Du côté du CPL et du Hezbollah, certains pensent que le 14 mars chercherait à repousser les élections, en attendant que le régime syrien finisse par tomber, impliquant ainsi un changement dans les rapports de force internes. A mesure que le temps passera, la question de la prorogation du mandat du Parlement, voire du président de la République et des responsables sécuritaires, se posera.
Julien Abi-Ramia
Le Parlement plusieurs fois prorogé
Une rapide lecture des archives du Parlement montre que la prorogation de la Chambre serait tout sauf exceptionnelle. Entre 1976 et 1989, pendant la guerre civile, il aura été prorogé à huit reprises.

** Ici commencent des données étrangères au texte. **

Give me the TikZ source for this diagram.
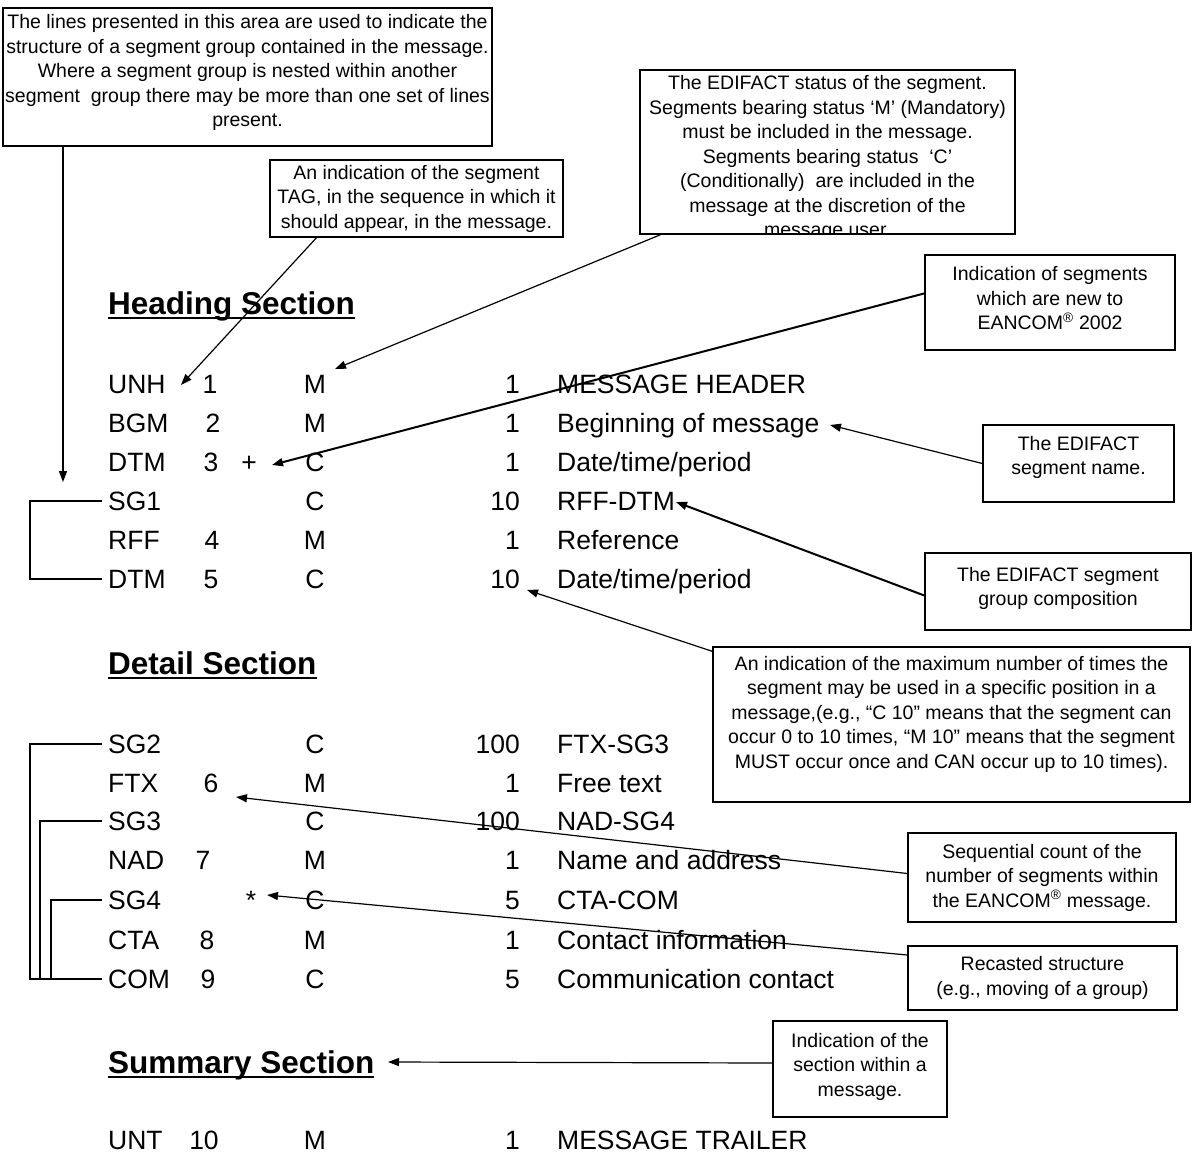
\documentclass[tikz,border=0pt]{standalone}
\usepackage{fontspec}
\setmainfont{Liberation Sans}
\usetikzlibrary{arrows.meta, positioning, calc}

\begin{document}
\begin{tikzpicture}[
    x=1pt, y=-1pt,
    note/.style={
        rectangle,
        draw,
        line width=1.4pt,
        align=center,
        inner sep=2pt,
        font=\fontsize{19.5}{24.5}\selectfont
    },
    cell/.style={
        inner sep=0pt,
        font=\fontsize{26.5}{30}\selectfont
    },
    sect/.style={
        inner sep=0pt,
        anchor=base west,
        font=\fontsize{31.5}{36}\selectfont\bfseries
    },
    pointer/.style={
        -{Triangle[length=11pt,width=8pt]},
        line width=1.2pt
    },
    thick_pointer/.style={
        pointer,
        line width=2pt
    },
    bracket/.style={
        line width=2pt
    }
]
\useasboundingbox (0,0) rectangle (1193,1156);

% Section headings
\node[sect] (hhead) at (108,314) {Heading Section};
\node[sect] (dhead) at (108,674) {Detail Section};
\node[sect] (shead) at (108,1073) {Summary Section};
\foreach \h in {hhead, dhead, shead}
    \draw[line width=2.5pt] ([yshift=-4pt]\h.base west) -- ([yshift=-4pt]\h.base east);

% Segment table
\foreach \id/\y/\tag/\num/\nx/\st/\rep/\name in {
    unh/393/UNH/1/210/M/1/{MESSAGE HEADER},
    bgm/432/BGM/2/213/M/1/{Beginning of message},
    dtma/471/DTM/3/211/C/1/{Date/time/period},
    sga/510/SG1/{}/211/C/10/RFF-DTM,
    rff/549/RFF/4/212/M/1/Reference,
    dtmb/588/DTM/5/211/C/10/{Date/time/period},
    sgb/753/SG2/{}/211/C/100/FTX-SG3,
    ftx/792/FTX/6/211/M/1/{Free text},
    sgc/830/SG3/{}/211/C/100/NAD-SG4,
    nad/869/NAD/7/203/M/1/{Name and address},
    sgd/909/SG4/{}/211/C/5/CTA-COM,
    cta/949/CTA/8/207/M/1/{Contact information},
    com/988/COM/9/208/C/5/{Communication contact},
    unt/1149/UNT/10/204/M/1/{MESSAGE TRAILER}
}{
    \node[cell, anchor=base west] (\id tag) at (108,\y) {\tag};
    \node[cell, anchor=base] (\id num) at (\nx,\y) {\num};
    \node[cell, anchor=base] (\id st) at (315,\y) {\st};
    \node[cell, anchor=base east] (\id rep) at (520,\y) {\rep};
    \node[cell, anchor=base west] (\id name) at (557,\y) {\name};
}
\node[cell, anchor=base] (newmark) at (249,471) {+};
\node[cell, anchor=base] (recastmark) at (251,909) {*};

% Group lines
\draw[bracket] ([xshift=-6pt]sgatag.west) -- ++(-72,0) |- ([xshift=-6pt]dtmbtag.west);
\draw[bracket] ([xshift=-6pt]sgbtag.west) -- ++(-72,0) |- ([xshift=-6pt]comtag.west);
\draw[bracket] ([xshift=-6pt]sgctag.west) -- ++(-62,0) |- ([xshift=-6pt]comtag.west);
\draw[bracket] ([xshift=-6pt]sgdtag.west) -- ++(-51,0) |- ([xshift=-6pt]comtag.west);

% Notes
\node[note, line width=1.6pt, minimum width=485, minimum height=138] (structure) at (247.5,77)
    {The lines presented in this area are used to indicate the\\
     structure of a segment group contained in the message.\\
     Where a segment group is nested within another\\
     segment\ \ group there may be more than one set of lines\\
     present.\\[-12pt]\mbox{}};
\node[note, minimum width=293, minimum height=77] (tagbox) at (416.5,198.5)
    {An indication of the segment\\
     TAG, in the sequence in which it\\
     should appear, in the message.};
\node[note, minimum width=375, minimum height=164] (status) at (827.5,152) {};
\begin{scope}
    \clip (status.north west) rectangle (status.south east);
    \node[note, draw=none, anchor=north] (statustext) at (827.5,73)
        {The EDIFACT status of the segment.\\
         Segments bearing status ‘M’ (Mandatory)\\
         must be included in the message.\\
         Segments bearing status\ \ ‘C’\\
         (Conditionally)\ \ are included in the\\
         message at the discretion of the\\
         message user.};
\end{scope}
\node[note, line width=2pt, minimum width=250, minimum height=95] (newseg) at (1050,302.5)
    {Indication of segments\\
     which are new to\\
     EANCOM\textsuperscript{®} 2002\\[-16pt]\mbox{}};
\node[note, minimum width=191, minimum height=77] (segname) at (1078.5,463.5)
    {The EDIFACT\\ segment name.\\[-8pt]\mbox{}};
\node[note, minimum width=266, minimum height=77] (grpcomp) at (1058,591.5)
    {The EDIFACT segment\\ group composition\\[-14pt]\mbox{}};
\node[note, minimum width=477, minimum height=155] (maxocc) at (951.5,724.5)
    {An indication of the maximum number of times the\\
     segment may be used in a specific position in a\\
     message,(e.g., “C 10” means that the segment can\\
     occur 0 to 10 times, “M 10” means that the segment\\
     MUST occur once and CAN occur up to 10 times).\\ \mbox{}};
\node[note, minimum width=268, minimum height=89] (seqcount) at (1042,877.5)
    {Sequential count of the\\
     number of segments within\\
     the EANCOM\textsuperscript{®} message.};
\node[note, minimum width=269, minimum height=64] (recast) at (1042.5,978)
    {Recasted structure\\ (e.g., moving of a group)};
\node[note, minimum width=174, minimum height=96] (sectbox) at (860,1069)
    {Indication of the\\ section within a\\ message.\\[-16pt]\mbox{}};

% Pointer ends
\coordinate (sgtip) at (63,482);
\coordinate (tagtip) at (181,385);
\coordinate (sttip) at (335,369);
\coordinate (newtip) at (272,465);
\coordinate (nametip) at (830,425);
\coordinate (comptip) at (676,502);
\coordinate (reptip) at (527,590);
\coordinate (seqtip) at (236,797);
\coordinate (recasttip) at (267,895);
\coordinate (secttip) at (388,1062);

% Pointers
\draw[pointer] (structure.south -| sgtip) -- (sgtip);
\draw[pointer] ([xshift=-100pt]tagbox.south) -- (tagtip);
\draw[pointer] ([xshift=-167pt]status.south) -- (sttip);
\draw[thick_pointer] ([yshift=9pt]newseg.west) -- (newtip);
\draw[pointer] (segname.west) -- (nametip);
\draw[thick_pointer] ([yshift=-4pt]grpcomp.west) -- (comptip);
\draw[pointer] ([yshift=-5pt]maxocc.north west) -- (reptip);
\draw[pointer] ([yshift=4pt]seqcount.west) -- (seqtip);
\draw[pointer] ([yshift=23pt]recast.west) -- (recasttip);
\draw[pointer] ([yshift=6pt]sectbox.west) -- (secttip);

\end{tikzpicture}
\end{document}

La première date du 9 mars 1976 où l’Assemblée a voté la prorogation de l’Assemblée élue en 1972 jusqu’à la fin de l’année 1976. La Chambre aura gardé ses membres jusqu’en 1978. Le 25 janvier de la même année, elle sera prorogée jusqu’à l’été 1980. Mais le 18 février 1980, l’Assemblée prolonge une troisième fois son mandat jusqu’à l’été 1983. Le 21 mai 1983, son mandat est prolongé d’un an. En 1984, cinquième prorogation votée par trois députés seulement jusqu’en 1986. Cette même année, 42 députés votent la prorogation pour la sixième fois jusqu’en 1988. Mais en 1987, 40 députés déposent une loi prorogeant le Parlement pour une durée de trois ans. Fin 1989, la Chambre vote la prorogation de son mandat pour cinq ans. Celle-ci sera rendue caduque en 1992, à la faveur de l’adoption d’une nouvelle loi électorale. La prochaine, si prorogation il y a, sera la neuvième du genre.